Senator warns Trump about impact of another shutdown on tax season

Sen. Ron Wyden, D-Ore., the top Democrat on the Senate Finance Committee, urged President Trump on Tuesday to accept the funding compromise on border security that a group of congressional Democrats and Republicans have proposed, or else risk delaying tax refunds.

Wyden pointed out that under the temporary three-week deal that ended the 35-day partial government shutdown late last month, funding for the IRS will be expiring on Friday. “Donald Trump may not understand how important tax refunds are to most Americans, but you can bet he’ll find out if he axes this funding agreement, causes another prolonged shutdown and keeps refunds from going out on time,” Wyden said in a statement. “We already know Trump was willing to force hundreds of thousands of federal employees and their families into financial hardship during the last shutdown. Now the question is whether he’s willing to risk hurting tens of millions of working people anticipating tax refunds in order to look tough at campaign rallies talking about his wall.”

Senator Ron Wyden

Senator Ron Wyden

Bloomberg News

President Trump is reportedly still wavering on the bipartisan spending agreement announced Monday night. A bipartisan group of lawmakers reached a compromise on providing $1.375 billion for new fencing along the U.S.-Mexico border, as opposed to the $5.7 billion the president has demanded for a wall. Democrats have dropped their demand for limiting the number of beds for detainees arrested by border agents, a disagreement that emerged as a sticking point in recent days and temporarily derailed talks over the weekend.

“I can’t say I’m happy,” Trump responded to reporters Tuesday when asked what he thought of the funding compromise. But Trump also appeared to indicate that another government shutdown would be avoided. “I don’t think you’re going to see another shutdown,” he added.

Wyden noted that the IRS has experienced a slow start since the government reopened right before tax season. The first batch of filing season data released Friday by the IRS showed decreases in the number of tax returns processed and the average dollar amount refunded (see IRS reports decline in refunds and filings during first week of tax season).

The IRS was able to process 13,306,000 returns for the week ending Feb. 1, 2019, compared to 17,931,000 in the first week of last year’s filing season, a 25.8 percent drop. The IRS also reported a decline in the number and dollar amount of tax refunds, with 4,672,000 tax refunds paid in the first week this year, compared to 6,171,000 refunds last year, a 24.3 percent drop. The average refund amount also declined, from $2,035 to $1,865, an 8.4 percent drop. The difference was even starker in terms of the total dollar amount of refunds, plummeting from $12.560 billion to $8.713 billion, a 30.6 percent tumble.

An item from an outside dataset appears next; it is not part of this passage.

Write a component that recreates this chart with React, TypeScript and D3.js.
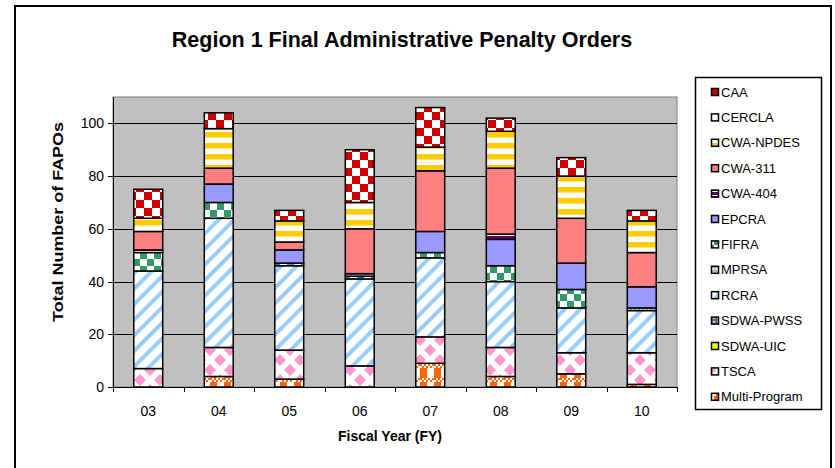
import React from "react";
import * as d3 from "d3";

const years = ["03", "04", "05", "06", "07", "08", "09", "10"];
// stacking order, bottom to top
const seriesNames = ["Multi-Program", "TSCA", "SDWA-UIC", "SDWA-PWSS", "RCRA", "MPRSA", "FIFRA", "EPCRA", "CWA-404", "CWA-311", "CWA-NPDES", "CERCLA", "CAA"];
const multiProgram = [0, 4, 3, 0, 9, 4, 5, 1];
const tsca = [7, 11, 11, 8, 10, 11, 8, 12];
const sdwaUic = [0, 0, 0, 0, 0, 0, 0, 0];
const sdwaPwss = [0, 0, 0, 0, 0, 0, 0, 0];
const rcra = [37, 49, 32, 33, 30, 25, 17, 16];
const mprsa = [0, 0, 0, 0, 0, 0, 0, 1];
const fifra = [7, 6, 1, 1, 2, 6, 7, 0];
const epcra = [0, 7, 5, 1, 8, 10, 10, 8];
const cwa404 = [1, 0, 0, 0, 0, 2, 0, 0];
const cwa311 = [7, 6, 3, 17, 23, 25, 17, 13];
const cwaNpdes = [5, 15, 8, 10, 9, 14, 16, 12];
const cercla = [0, 0, 0, 0, 0, 0, 0, 0];
const caa = [11, 6, 4, 20, 15, 5, 7, 4];
const seriesValues = [multiProgram, tsca, sdwaUic, sdwaPwss, rcra, mprsa, fifra, epcra, cwa404, cwa311, cwaNpdes, cercla, caa];
const yTicks = [0, 20, 40, 60, 80, 100];

const font = "'Liberation Sans', Arial, sans-serif";

const patId = (name: string) => "pat-" + name.replace(/[^A-Za-z0-9]/g, "");

const Patterns = () => (
  <defs>
    <pattern id={patId("CAA")} width={16} height={16} patternUnits="userSpaceOnUse">
      <rect width={16} height={16} fill="#fff" />
      <rect width={8} height={8} fill="#CC0000" />
      <rect x={8} y={8} width={8} height={8} fill="#CC0000" />
    </pattern>
    <pattern id={patId("CERCLA")} width={4} height={4} patternUnits="userSpaceOnUse">
      <rect width={4} height={4} fill="#fff" />
    </pattern>
    <pattern id={patId("CWA-NPDES")} width={4} height={11} patternUnits="userSpaceOnUse">
      <rect width={4} height={11} fill="#fff" />
      <rect width={4} height={5.5} fill="#FFCC00" />
    </pattern>
    <pattern id={patId("CWA-311")} width={4} height={4} patternUnits="userSpaceOnUse">
      <rect width={4} height={4} fill="#FF8080" />
    </pattern>
    <pattern id={patId("CWA-404")} width={4} height={4} patternUnits="userSpaceOnUse">
      <rect width={4} height={4} fill="#660066" />
      <rect y={3} width={4} height={1} fill="#fff" />
    </pattern>
    <pattern id={patId("EPCRA")} width={4} height={4} patternUnits="userSpaceOnUse">
      <rect width={4} height={4} fill="#9999FF" />
    </pattern>
    <pattern id={patId("FIFRA")} width={14} height={14} patternUnits="userSpaceOnUse">
      <rect width={14} height={14} fill="#fff" />
      <rect width={7} height={7} fill="#339966" />
      <rect x={7} y={7} width={7} height={7} fill="#339966" />
    </pattern>
    <pattern id={patId("MPRSA")} width={4} height={4} patternUnits="userSpaceOnUse">
      <rect width={4} height={4} fill="#B8B8B8" />
      <rect width={2} height={2} fill="#fff" />
    </pattern>
    <pattern id={patId("RCRA")} width={11} height={11} patternUnits="userSpaceOnUse" patternTransform="rotate(45)">
      <rect width={11} height={11} fill="#fff" />
      <rect width={4} height={11} fill="#99CCFF" />
    </pattern>
    <pattern id={patId("SDWA-PWSS")} width={4} height={4} patternUnits="userSpaceOnUse">
      <rect width={4} height={4} fill="#666699" />
      <rect x={1} y={1} width={2} height={2} fill="#ccd" />
    </pattern>
    <pattern id={patId("SDWA-UIC")} width={4} height={4} patternUnits="userSpaceOnUse">
      <rect width={4} height={4} fill="#FFFF00" />
    </pattern>
    <pattern id={patId("TSCA")} width={20} height={20} patternUnits="userSpaceOnUse">
      <rect width={20} height={20} fill="#fff" />
      <path d="M0 -6 L6 0 L0 6 L-6 0 Z M20 -6 L26 0 L20 6 L14 0 Z M0 14 L6 20 L0 26 L-6 20 Z M20 14 L26 20 L20 26 L14 20 Z M10 4 L16 10 L10 16 L4 10 Z" fill="#FF99CC" />
    </pattern>
    <pattern id={patId("Multi-Program")} width={14} height={14} patternUnits="userSpaceOnUse">
      <rect width={14} height={14} fill="#fff" />
      {[0, 2, 4, 6, 8, 10, 12].map((x) => (
        <rect key={"a" + x} x={x} y={(x / 2) % 2 ? 2 : 0} width={2} height={2} fill="#FF6600" />
      ))}
      <rect y={4} width={7} height={10} fill="#FF6600" />
    </pattern>
  </defs>
);

const App = () => {
  const width = 835;
  const height = 468;
  const plot = { left: 113, right: 677, top: 97, bottom: 387 };

  const x = d3.scaleBand().domain(years).range([plot.left, plot.right]).paddingInner(0.59).paddingOuter(0.295);
  const xTickScale = d3.scaleBand().domain(years).range([plot.left, plot.right]);
  const y = d3.scaleLinear().domain([0, 110]).range([plot.bottom, plot.top]);

  const table = years.map((yr, i) => {
    const row: Record<string, number | string> = { year: yr };
    seriesNames.forEach((s, j) => (row[s] = seriesValues[j][i]));
    return row;
  });
  const stacked = d3.stack<any>().keys(seriesNames)(table);

  const legendTop = 92;
  const legendStep = 25.4;
  const legendNames = [...seriesNames].reverse();

  return (
    <svg width={width} height={height} style={{ position: "absolute", left: 0, top: 0 }} fontFamily={font}>
      <Patterns />
      <rect x={0} y={0} width={width} height={height} fill="#fff" />
      <rect x={15} y={6} width={816} height={480} fill="#fff" stroke="#000" strokeWidth={2} />

      <text x={402} y={47} textAnchor="middle" fontSize={21.5} fontWeight="bold">
        Region 1 Final Administrative Penalty Orders
      </text>

      {/* plot area */}
      <rect x={plot.left} y={plot.top} width={plot.right - plot.left} height={plot.bottom - plot.top} fill="#C0C0C0" stroke="#808080" strokeWidth={1} />
      {yTicks.filter((t) => t > 0).map((t) => (
        <line key={t} x1={plot.left} x2={plot.right} y1={Math.round(y(t)) + 0.5} y2={Math.round(y(t)) + 0.5} stroke="#000" strokeWidth={1} />
      ))}

      {/* bars */}
      {stacked.map((layer) => (
        <g key={layer.key} fill={`url(#${patId(layer.key)})`}>
          {layer.map((d, i) =>
            d[1] - d[0] > 0 ? (
              <rect key={i} x={x(years[i])} y={y(d[1])} width={x.bandwidth()} height={y(d[0]) - y(d[1])} stroke="#000" strokeWidth={1.5} />
            ) : null
          )}
        </g>
      ))}

      {/* axes */}
      <line x1={plot.left + 0.5} x2={plot.left + 0.5} y1={plot.top} y2={plot.bottom} stroke="#000" />
      <line x1={plot.left} x2={plot.right} y1={plot.bottom + 0.5} y2={plot.bottom + 0.5} stroke="#000" />
      {yTicks.map((t) => (
        <g key={t}>
          <line x1={plot.left - 5} x2={plot.left} y1={Math.round(y(t)) + 0.5} y2={Math.round(y(t)) + 0.5} stroke="#000" />
          <text x={104} y={y(t) + 5} textAnchor="end" fontSize={14}>
            {t}
          </text>
        </g>
      ))}
      {years.map((yr) => (
        <text key={yr} x={(xTickScale(yr) ?? 0) + xTickScale.bandwidth() / 2} y={416} textAnchor="middle" fontSize={14}>
          {yr}
        </text>
      ))}
      {[...years.map((yr) => xTickScale(yr) ?? 0), plot.right].map((tx, i) => (
        <line key={i} x1={Math.round(tx) + 0.5} x2={Math.round(tx) + 0.5} y1={plot.bottom} y2={plot.bottom + 5} stroke="#000" />
      ))}

      <text x={390} y={441} textAnchor="middle" fontSize={14} fontWeight="bold">
        Fiscal Year (FY)
      </text>
      <text transform="translate(63,222) rotate(-90)" textAnchor="middle" fontSize={14} fontWeight="bold" textLength={200} lengthAdjust="spacingAndGlyphs">
        Total Number of FAPOs
      </text>

      {/* legend */}
      <rect x={695.5} y={77.5} width={126} height={332} fill="#fff" stroke="#000" strokeWidth={1.5} />
      {legendNames.map((name, i) => {
        const cy = legendTop + i * legendStep;
        return (
          <g key={name}>
            <rect x={711.5} y={cy - 3.5} width={7} height={7} fill={`url(#${patId(name)})`} stroke="#000" strokeWidth={1.5} />
            <text x={721} y={cy + 4.5} fontSize={13}>
              {name}
            </text>
          </g>
        );
      })}
    </svg>
  );
};

export default App;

Rep. Kevin Brady, R-Texas, the ranking Republican on the House Ways and Means Committee, who spearheaded the new tax law through Congress at the end of 2017, defended the impact on refunds early in tax season and contrasted it with the tax cuts that showed up in regular paychecks last year.

“Tax refunds, the amount of that, simply means how much you didn’t have in your paycheck last year,” he said Tuesday on the Fox Business Network. “If you are living paycheck-to-paycheck like most families, you want that tax relief every month, you don’t want it a year later – which is what refunds represent.”

On the matter of another possible shutdown, Wyden pointed out that more than half of the employees IRS recalled during the shutdown before the start of filing season didn’t report to work. He warned another shutdown could lead to more staffing shortages and pose a serious threat to agency operations, further delaying tax refunds.

National Taxpayer Advocate Nina Olson documented the negative impact of the partial government shutdown in her annual report to Congress Tuesday (see Taxpayer Advocate sees continuing impact on IRS from shutdown). During the first week of last year’s filing season, the IRS answered 86 percent of calls routed to an Accounts Management telephone assistor, and the average wait time was about four minutes. During the first week of this year’s filing season, the IRS answered only 48 percent of its calls, and the average wait time was 17 minutes.

The National Treasury Employees Union, which represents IRS employees, also warned against another shutdown and pointed to the National Taxpayer Advocate’s report.

“Today’s report brings into sharp relief just how difficult it is for an underfunded, understaffed agency to function at a high level when most of its workforce was locked out for a month before the start of the filing season,” said NTEU national president Tony Reardon in a statement Tuesday. “I don’t know how anyone can read this report and not be alarmed at the massive amount of damage that has been done to the agency’s workforce and the taxpayers they want to serve.”

He noted that on the day before the shutdown ended, the IRS had more than 5 million pieces of mail waiting to be “batched,” 80,000 responses to audits that needed to be addressed, and 87,000 amended returns that had not been processed.